DUE: before lab next tuesday

resources:
regular languages & regular expressions
posix regex manpage
regex (7) manpage
RE basics
Python RE HOWTO
IEEE Std 1003.1-2001, Section 9.4 BREs and EREs
vim regexes are awesome
REs in Lex

WHAT TO SUBMIT FOR THIS LAB

You do not need to submit your work for the exercises below. You should complete them if you are not already familiar with regular expressions. For submission you will write a rather complex regex and insert it into a perl script that I provide. Copy the perl script lab01 and data file into your directory:

   $ cp /home/fac/donna/public_html/cs450/lab01_files/lab01 . 
   $ cp /home/fac/donna/public_html/cs450/lab01_files/data . 
The lab01 script needs to be executed so make sure you put 700 permissions on the file. Your job is to replace the existing regex in the perl script with another regex that will display the first 6 lines of data and none of the remaining lines. Make your regex as simple as possible. For credit your regex CANNOT contain actual words.

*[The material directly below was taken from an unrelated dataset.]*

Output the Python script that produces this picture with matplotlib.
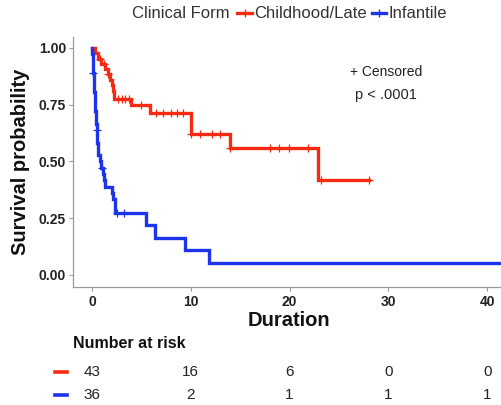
import numpy as np
import matplotlib
matplotlib.use("Agg")
import matplotlib.pyplot as plt
from matplotlib.lines import Line2D

plt.rcParams['font.family'] = ['Liberation Sans', 'DejaVu Sans']

# ---------------- data ----------------
groups = ["Childhood/Late", "Infantile"]
colors = ["#F52A12", "#1B34EC"]

red_times = [0, 0.3, 0.6, 0.9, 1.3, 1.6, 1.8, 2.0, 2.1, 2.2, 3.9, 5.9, 10.0, 14.0, 22.9]
red_surv = [1.0, 0.977, 0.953, 0.930, 0.907, 0.884, 0.860, 0.837, 0.810, 0.776, 0.749, 0.712, 0.620, 0.560, 0.418]
red_end = 28.0
red_censor = [0.8, 1.2, 1.6, 2.6, 3.0, 3.3, 3.7, 5.0, 6.5, 7.2, 8.0, 8.6, 9.2, 10.0,
              10.9, 12.1, 13.0, 14.0, 18.0, 18.9, 19.9, 21.9, 23.2, 28.0]

blue_times = [0, 0.04, 0.08, 0.11, 0.14, 0.17, 0.20, 0.23, 0.26, 0.30, 0.34, 0.38, 0.42,
              0.46, 0.50, 0.55, 0.60, 0.65, 0.80, 0.95, 1.10, 1.20, 1.30, 2.00, 2.15,
              2.30, 5.5, 6.4, 9.4, 11.8]
blue_surv = [1.0, 0.972, 0.944, 0.917, 0.889, 0.861, 0.833, 0.806, 0.778, 0.750, 0.722,
             0.694, 0.667, 0.639, 0.611, 0.583, 0.556, 0.528, 0.500, 0.472, 0.444, 0.417,
             0.389, 0.361, 0.333, 0.272, 0.218, 0.163, 0.109, 0.054]
blue_end = 45.0
blue_censor = [0.15, 0.47, 1.0, 2.5, 3.2]

risk_times = [0, 10, 20, 30, 40]
risk_red = [43, 16, 6, 0, 0]
risk_blue = [36, 2, 1, 1, 1]

xticks = [0, 10, 20, 30, 40]
yticks = [0.0, 0.25, 0.5, 0.75, 1.0]
ytick_labels = ["0.00", "0.25", "0.50", "0.75", "1.00"]

# ---------------- figure ----------------
W, H = 501, 405
fig = plt.figure(figsize=(W / 100, H / 100), dpi=100)
ax_l, ax_r, ax_t, ax_b = 73, 501, 37, 287
ax = fig.add_axes([ax_l / W, 1 - ax_b / H, (ax_r - ax_l) / W, (ax_b - ax_t) / H])
ax.set_xlim(-1.92, 41.4)
ax.set_ylim(-0.053, 1.048)


def step_value(times, surv, t):
    idx = np.searchsorted(np.asarray(times), t, side='right') - 1
    return np.asarray(surv)[idx]


for times, surv, end, cens, c in [(red_times, red_surv, red_end, red_censor, colors[0]),
                                  (blue_times, blue_surv, blue_end, blue_censor, colors[1])]:
    tt = list(times) + [end]
    ss = list(surv) + [surv[-1]]
    ax.step(tt, ss, where='post', color=c, lw=2.4, solid_joinstyle='miter', zorder=3)
    cy = [step_value(times, surv, t) for t in cens]
    ax.plot(cens, cy, ls='none', marker='+', ms=5.5, mew=0.9, color=c, zorder=4)

for s in ['top', 'right']:
    ax.spines[s].set_visible(False)
for s in ['left', 'bottom']:
    ax.spines[s].set_color('#9a9a9a')
    ax.spines[s].set_linewidth(0.9)
ax.tick_params(colors='#9a9a9a', length=3, width=0.8)
ax.set_xticks(xticks)
ax.set_xticklabels([str(x) for x in xticks], fontsize=10, fontweight='bold', color='#222222')
ax.set_yticks(yticks)
ax.set_yticklabels(ytick_labels, fontsize=10, fontweight='bold', color='#222222')
ax.tick_params(axis='x', pad=3)
ax.tick_params(axis='y', pad=2)

fig.text(21 / W, 1 - 162 / H, "Survival probability", rotation=90, ha='center', va='center',
         fontsize=14.5, fontweight='bold', color='#111111')
fig.text(289 / W, 1 - 320 / H, "Duration", ha='center', va='center',
         fontsize=14.5, fontweight='bold', color='#111111')

# annotations
ax.text(0.647, 0.86, "+ Censored", transform=ax.transAxes, ha='left', va='center',
        fontsize=10, color='#222222')
ax.text(0.66, 0.768, "p < .0001", transform=ax.transAxes, ha='left', va='center',
        fontsize=10.5, color='#222222')

# top legend
ly = 1 - 13 / H
fig.text(132 / W, ly, "Clinical Form", ha='left', va='center', fontsize=12, color='#333333')
for (x0, x1, tx), lab, c in zip([(237, 252, 254), (372, 386, 388)], groups, colors):
    fig.add_artist(Line2D([x0 / W, x1 / W], [ly, ly], color=c, lw=2.4))
    fig.add_artist(Line2D([(x0 + x1) / 2 / W], [ly], marker='+', ms=6, mew=1.0, color=c))
    fig.text(tx / W, ly, lab, ha='left', va='center', fontsize=12, color='#333333')

# number at risk table
fig.text(73 / W, 1 - 344 / H, "Number at risk", ha='left', va='center', fontsize=11.5,
         fontweight='bold', color='#111111')
for row_y, vals, c in [(372, risk_red, colors[0]), (395, risk_blue, colors[1])]:
    yy = 1 - row_y / H
    fig.add_artist(Line2D([55 / W, 67 / W], [yy, yy], color=c, lw=2.6))
    for t, v in zip(risk_times, vals):
        xd = ax.transData.transform((t, 0))[0]
        fig.text(xd / W, yy, str(v), ha='center', va='center', fontsize=11, color='#222222')

fig.savefig("out.png", dpi=100)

Submit your script as an attachment to donna@cs.csub.edu

Exercises

You can test your REs in vim, perl or at the command line using grep. In vim you must either escape metacharacters such as +,|,(,% or prepend your regexes with \v. E.g., this regex treats '(' like a substring metacharacter without escaping it:
    64,79s/\v.*(it|ing|the).*/DONE/  
When you have tested your regex in vim, hit ESC u to undelete. You can also use this tool: www.rubular.com. Use this file to test your solutions.
01. Write the shortest possible RE that matches all items (the entire string) 
    in the first set but none in the second set. It is possible to use no more 
    than 2 ascii characters in your RE. 

    pit         
    spot        
    spate       
    slap two    
    respite

    pt
    Pot
    peat
    part

 
02. Write an RE that matches all items in the first set but none in the second set. Write the shortest RE possible. rap them tapeth apth wrap/try sap tray 87ap9th apothecary aleht happy them tarpth Apt peth tarreth ddapdg apples shape the
 
03. Give an RE that matches all items in the first set but none in the second. Write the shortest RE possible. affgfking rafgkahe bafghk baffgkit affgfking rafgkahe bafghk baffg kit fgok a fgk affgm afffhk fgok afg.K aff gm afffhgk
 
04. Give an RE that matches all items in the first set but none in the second. assumes word senses. Within does the clustering. In the but when? It was hard to tell he arrive." After she had mess! He did not let it it wasn't hers!' She replied always thought so.) Then in the U.S.A., people often John?", he often thought, but weighed 17.5 grams well ... they'd better not A.I. has long been a very like that", he thought but W. G. Grace never had much
 
05. Which of the following entire strings match this regex? /a(ab)*a/ a) abababa b) aaba c) aabbaa d) aba e) aabababa
 
06. Which of the following entire strings match this regex? /ab+c?/ a) abc b) ac c) abbb d) bbc
 
07. Which of the following entire strings match this regex? /a.[bc]+/ a) abc b) abbbbbbbb c) azc d) abcbcbcbc e) ac f) asccbbbbcbcccc
 
08. Which of the following entire strings match this regex? /abc|xyz/ a) abc b) xyz c) abc|xyz
 
09. Which of the following entire strings match this regex? /[a-z]+[\.\?!]/ a) battle! b) Hot c) green d) swamping. e) jump up. f) undulate? g) is.?
 
10. Which of the following entire strings match this regex? /[a-zA-Z]*[^,]=/ a) Butt= b) BotHEr,= c) Ample d) FIdDlE7h= e) Brittle = f) Other.=
 
11. Which of the following entire strings match this regex? /[a-z][\.\?!]\s+[A-Z]/ Note: \s matches any white space character. a) A. B b) c! d c) e f d) g. H e) i? J f) k L
 
12. Which of the following entire strings match this regex? /(very )+(fat )?(tall|ugly) cat/ a) very fat cat b) fat tall cat c) very very fat ugly cat d) very very very tall cat
 
13. Which of the following entire strings match this regex? /<[^>]+>/ a) <an xml tag> b) <opentag> <closetag> c) </closetag> d) <> e) <with attribute=77>
 
14. In addition to finding patterns, REs are useful for text processing. For example, write an RE for vim that will take a line that looks like this Spade, Samantha J. and converts it to this: Samantha Spade
 
15. Write a regex in vim that will preface a single digit number at the beginning of a line with a '0'; i.e., take this: 1. Question 1. 2. Question 2. ... 10. Question 10. and make it look like this: 01. Question 1. 02. Question 2. ... 10. Question 10.
 
16. Write a regex in vim that will delete all empty lines in a file.
 
For the next questions read the IBM Tutorial on Lex
17. The Lex RE (ab|cd+)?(ef)* matches such strings as abefef, efefef, cdef, or
    cddd, but not abc, abcd, or abcdef. (T/F)

 
18. The Lex RE [\^A-Za-z][^0-9]* matches what?
 
19. The Lex RE ab?c matches either ac or abc. (T/F)
 
20. The Lex ERE [abc-f].+(z|\.)$ matches what?